Götze: Für mich ist wichtig, was gerade in Eindhoven passiert. Dass ich fit bin, spiele und Leistung bringe ist das A und O. Alles andere kann ich nicht beurteilen. Wenn die Leistung im Verein stimmt, kommen automatisch die nächsten Schritte. Jogi hat sich jetzt dazu geäußert, das ist das Wichtigste. Denn er ist der Trainer und entscheidet es am Ende. Ich nehme wahr, dass er meine Leistungen positiv bewertet.
SPORT1: Die Nationalmannschaft sorgt derzeit für wenig Begeisterung im Land. Was muss passieren, damit sich das ändert?

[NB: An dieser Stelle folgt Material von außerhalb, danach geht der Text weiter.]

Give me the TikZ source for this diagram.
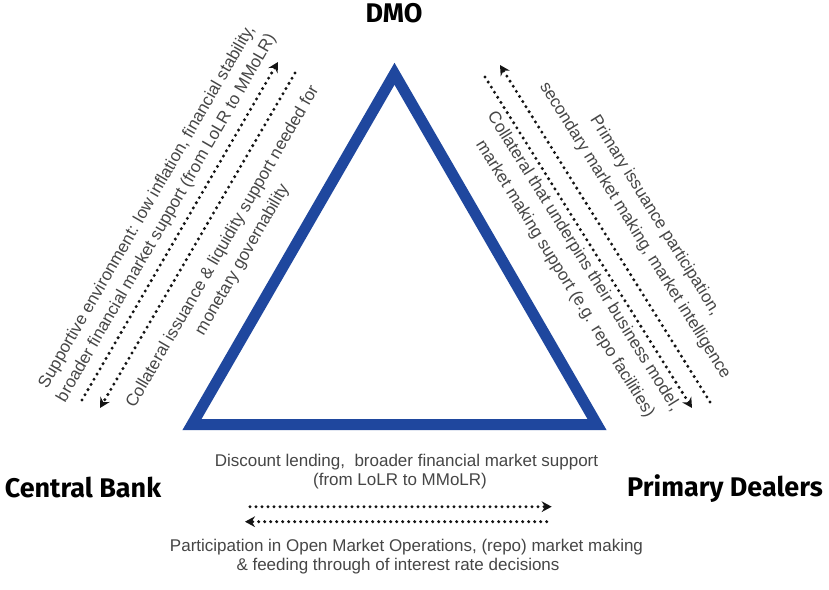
\documentclass[tikz,border=0pt]{standalone}
\usepackage{fontspec}
\setmainfont{Liberation Sans}
\newfontfamily\labelfont{Fira Sans}
\usetikzlibrary{arrows.meta}
\definecolor{triblue}{RGB}{31,71,158}
\definecolor{txtgray}{RGB}{70,70,70}
\definecolor{dotcol}{RGB}{20,20,20}
\begin{document}
\begin{tikzpicture}[x=0.03cm,y=-0.03cm,
  actor/.style={font=\labelfont\bfseries\fontsize{23}{26}\selectfont, text=black, inner sep=0pt},
  flow/.style={font=\fontsize{14.5}{17}\selectfont, text=txtgray, inner sep=0pt},
  dotarrow/.style={draw=dotcol, line width=0.1cm, line cap=round,
     dash pattern=on 0pt off 0.18cm, -{Stealth[length=0.3cm,width=0.32cm,inset=0.1cm]}}
]
\useasboundingbox (0,0) rectangle (829,590);
\fill[white] (0,0) rectangle (829,590);

% triangle
\coordinate (apex) at (394.5,73.8);
\coordinate (bl) at (192,424.5);
\coordinate (br) at (597,424.5);
\draw[triblue, line width=0.33cm, line join=miter] (apex) -- (br) -- (bl) -- cycle;

% actors
\node[actor] (dmo) at (394,13) {DMO};
\node[actor] (cb) at (83,488) {Central Bank};
\node[actor] (pd) at (725,489) {Primary Dealers};

% left side texts
\node[flow, rotate=60] (l1a) at (147.3,206.9) {Supportive environment: low inflation, financial stability,};
\node[flow, rotate=60] (l1b) at (166.8,218.1) {broader financial market support (from LoLR to MMoLR)};
\node[flow, rotate=60] (l3a) at (223,247) {Collateral issuance \& liquidity support needed for};
\node[flow, rotate=60] (l3b) at (242.6,259.8) {monetary governability};
\coordinate (la1t) at (82,400);
\coordinate (la1h) at (278,62);
\coordinate (la2t) at (295,73);
\coordinate (la2h) at (100,408);
\draw[dotarrow] (la1t) -- (la1h);
\draw[dotarrow] (la2t) -- (la2h);

% right side texts
\node[flow, rotate=-58] (r1a) at (654.9,215.7) {Primary issuance participation,};
\node[flow, rotate=-58] (r1b) at (634.8,230.6) {secondary market making, market intelligence};
\node[flow, rotate=-58] (r3a) at (583.3,261.6) {Collateral that underpins their business model,};
\node[flow, rotate=-58] (r3b) at (564.8,279.1) {market making support (e.g. repo facilities)};
\coordinate (raAt) at (710,402);
\coordinate (raAh) at (500,65);
\coordinate (raBt) at (485,77);
\coordinate (raBh) at (692,408);
\draw[dotarrow] (raAt) -- (raAh);
\draw[dotarrow] (raBt) -- (raBh);

% bottom texts
\node[flow, anchor=base] (b1a) at (406.5,466.7) {Discount lending,\ \ broader financial market support};
\node[flow, anchor=base] (b1b) at (400,485) {(from LoLR to MMoLR)};
\node[flow, anchor=base] (b3a) at (406.5,551.7) {Participation in Open Market Operations, (repo) market making};
\node[flow, anchor=base] (b3b) at (398,570) {\& feeding through of interest rate decisions};
\coordinate (baAt) at (250,506.7);
\coordinate (baAh) at (551.7,506.7);
\coordinate (baBt) at (546.7,521.7);
\coordinate (baBh) at (245,521.7);
\draw[dotarrow] (baAt) -- (baAh);
\draw[dotarrow] (baBt) -- (baBh);
\end{tikzpicture}
\end{document}
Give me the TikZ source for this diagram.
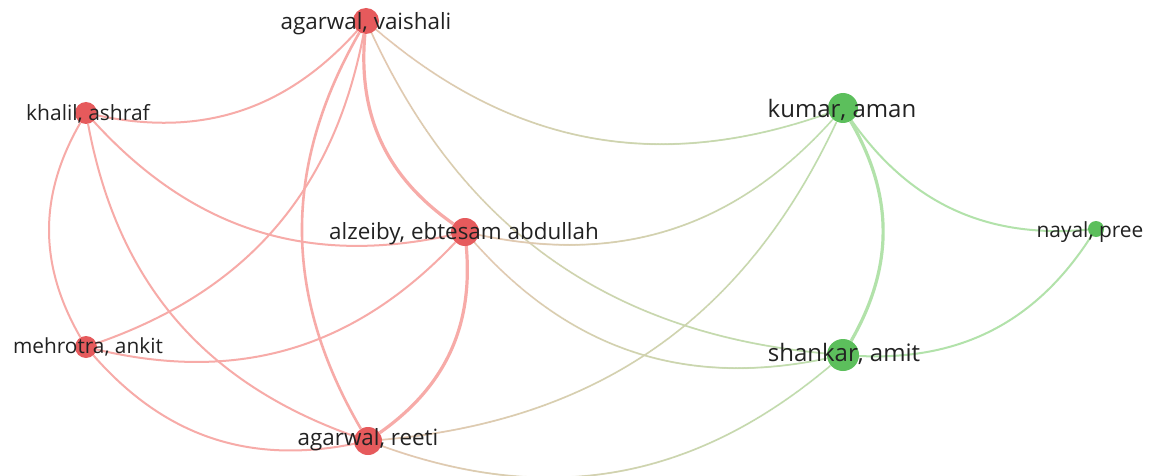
\documentclass[tikz,border=0pt]{standalone}
\usepackage{fontspec}
\setmainfont{Open Sans}
\usetikzlibrary{decorations.markings}
\definecolor{rnode}{HTML}{E65A5C}
\definecolor{gnode}{HTML}{5CBF5C}
\definecolor{redge}{HTML}{F7ABA8}
\definecolor{gedge}{HTML}{B2E2AA}
\definecolor{medge}{HTML}{DCD3B4}
\colorlet{mstart}{redge!30!medge}
\colorlet{mend}{gedge!75!medge}
\definecolor{labtext}{HTML}{222222}
\pgfdeclarelayer{bg}
\pgfsetlayers{bg,main}
\tikzset{
  rdot/.style={circle, fill=rnode, draw=none, inner sep=0pt, minimum size=#1},
  gdot/.style={circle, fill=gnode, draw=none, inner sep=0pt, minimum size=#1},
  lab/.style={text=labtext, inner sep=0pt, font=\fontsize{#1}{#1}\selectfont},
  re/.style={draw=redge, line width=2pt},
  ge/.style={draw=gedge, line width=2pt},
  me/.style={decoration={markings,
      mark=between positions 0 and 1 step 0.8pt with {%
        \pgfmathsetmacro\gp{(\pgfkeysvalueof{/pgf/decoration/mark info/distance from start}/\pgfdecoratedpathlength)*100}%
        \fill[mend!\gp!mstart] (0pt,0pt) circle (1pt);}},
      postaction={decorate}},
  thick edge/.style={line width=3.2pt},
  arc/.style={bend right=30},
}
\begin{document}
\begin{tikzpicture}[x=1pt,y=-1pt]
\useasboundingbox (0,0) rectangle (1150,476);
% nodes (circles)
\node[rdot=26pt] (AV) at (366,21) {};
\node[rdot=22pt] (KA) at (86,113) {};
\node[rdot=28pt] (AZ) at (465,232) {};
\node[rdot=22pt] (MA) at (86,347) {};
\node[rdot=28pt] (AR) at (368,441) {};
\node[gdot=30pt] (KU) at (843,108) {};
\node[gdot=32pt] (SA) at (843,355) {};
\node[gdot=16pt] (NA) at (1096,229) {};
% edges
\begin{pgfonlayer}{bg}
\fill[white] (0,0) rectangle (1150,476);
\draw[re] (KA) to[arc] (AV);
\draw[re] (MA) to[arc] (AV);
\draw[re, line width=2.6pt] (AV) to[arc] (AR);
\draw[re, thick edge] (AV) to[arc] (AZ);
\path[me] (AV) to[arc] (SA);
\path[me] (AV) to[arc] (KU);
\draw[re] (KA) to[arc] (MA);
\draw[re] (KA) to[arc] (AR);
\draw[re] (KA) to[arc] (AZ);
\draw[re] (MA) to[arc] (AZ);
\draw[re] (MA) to[arc] (AR);
\path[me] (AZ) to[arc] (KU);
\path[me] (AZ) to[arc] (SA);
\draw[re, thick edge] (AR) to[arc] (AZ);
\path[me] (AR) to[arc] (KU);
\path[me] (AR) to[arc] (SA);
\draw[ge, thick edge] (SA) to[arc] (KU);
\draw[ge] (KU) to[arc] (NA);
\draw[ge] (SA) to[arc] (NA);
\end{pgfonlayer}
% labels
\node[lab=22.4] (AVl) at (366,24) {agarwal, vaishali};
\node[lab=21] (KAl) at (88,114) {khalil, ashraf};
\node[lab=22.4] (AZl) at (464,234) {alzeiby, ebtesam abdullah};
\node[lab=20.8] (MAl) at (88,347) {mehrotra, ankit};
\node[lab=22.4] (ARl) at (368,440) {agarwal, reeti};
\node[lab=24] (KUl) at (842,110) {kumar, aman};
\node[lab=24] (SAl) at (844,354) {shankar, amit};
\node[lab=20.9] (NAl) at (1090,232) {nayal, pree};
\end{tikzpicture}
\end{document}
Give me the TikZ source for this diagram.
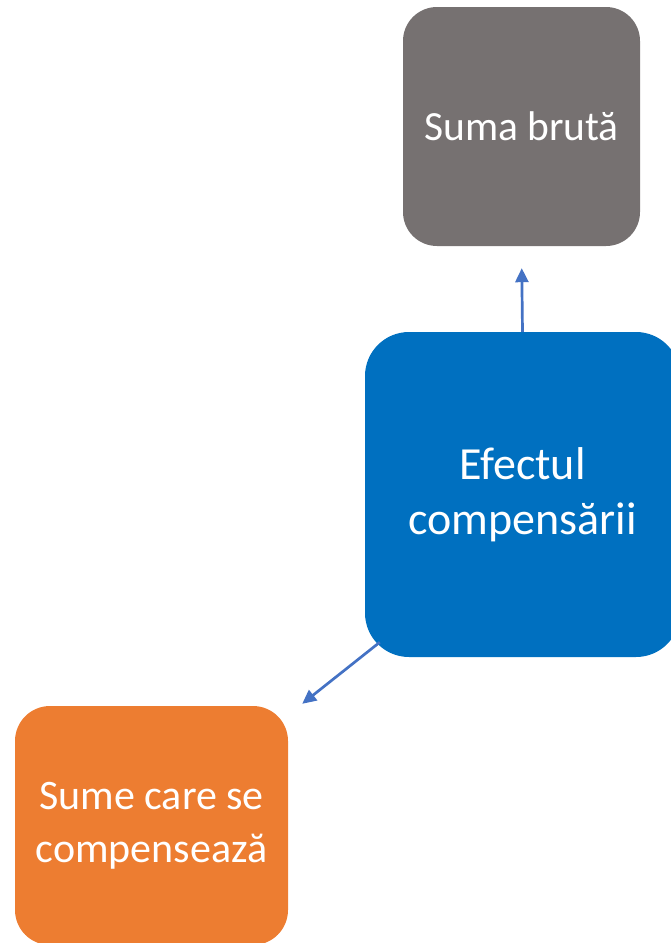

Götze: Wenn das so einfach zu beantworten ist, würden sie es beim DFB sofort umsetzen. Die Mannschaft befindet sich in einem Prozess, man muss ihr Zeit geben. Man darf auch nicht vergessen, wo man herkommt. Ein Umbruch braucht Zeit – das Problem im Fußball ist nur, dass man die normalerweise nicht hat. Die Nationalmannschaft ist auf einem sehr guten Weg.